But a show that opened yesterday at the Corcoran Gallery of Art ought to convert even the die-hard detractors. "Modernism: Designing a New World, 1914-1939," on tour from the great Victoria and Albert Museum in London, includes more than 400 stunning images and objects that make the argument themselves: Except perhaps for the time around 1500 in Renaissance Italy, no moment in Western art has had the breadth and depth and simple world-changing greatness of modernism.
A skeptic doesn't have to take an expert's word on this. Just looking at the objects at the Corcoran should do the trick.
I dare anyone to walk into the Corcoran lobby and resist the luscious, aerodynamic sweep of the modernist car that fills it, dubbed the "77A" and made in Czechoslovakia by the Tatra company in 1938. It shows how modernism, born just before World War I as a radical movement in fine art, transformed the way the world around us has looked since. A sleek Acura coupe couldn't exist at all without precedents like the 77A.
Behind the car, marching up both sides of the Corcoran's grand staircase, are a dozen copies of Gerrit Rietveld's "Red Blue" chair, which was perfected around 1923 and is now one of the great icons of modern design.
The Dutchman's chairs register as superb sculpture: They define space using a bare few uprights and horizontals in black, then breach it with slender diagonals -- the slanting chair seat and its back -- in two primal, primary colors. But for all its sculptural impact, anyone who's lived with the "Red Blue" can vouch for its surprising comfort. (I know one amateur woodworker who has copied the chair in every size to seat grandkids of all ages, as well as full-size, in pressure-treated lumber, to guarantee the comfort of her garden furniture.) Like all the best of modern design, the "Red Blue" wants to inspire, but it also wants to work.

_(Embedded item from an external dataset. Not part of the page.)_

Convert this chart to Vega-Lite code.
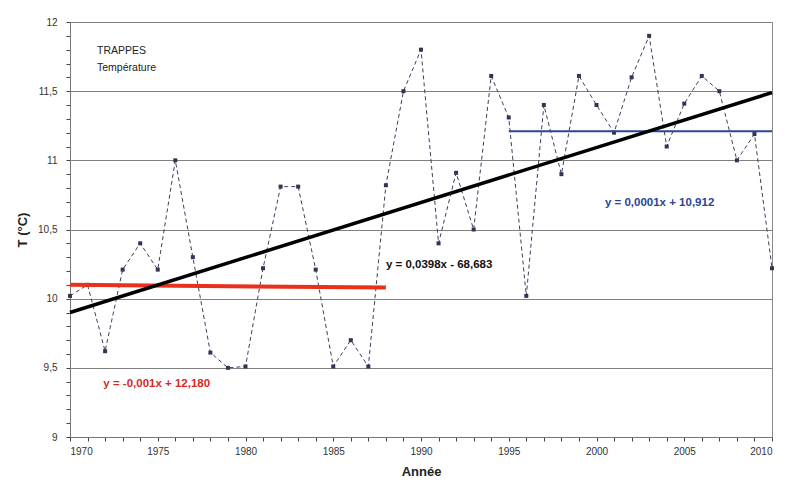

Most importantly, even eight decades after its birth, the "Red Blue" can still energize a space that's as imposing as the Corcoran's neoclassical atrium. A great modernist chair doesn't just fill the room it's in, as decoration, the way most earlier furniture does; even after all these years of familiarity, the "Red Blue" still has the impact to compete with architecture and change the way any room feels. If it came out tomorrow, the "Red Blue" would still win big play in the design press.
At the top of that chair-lined staircase, the Corcoran's lovely rotunda has been reserved for a very few of modernism's greatest creations, picked out with spotlights.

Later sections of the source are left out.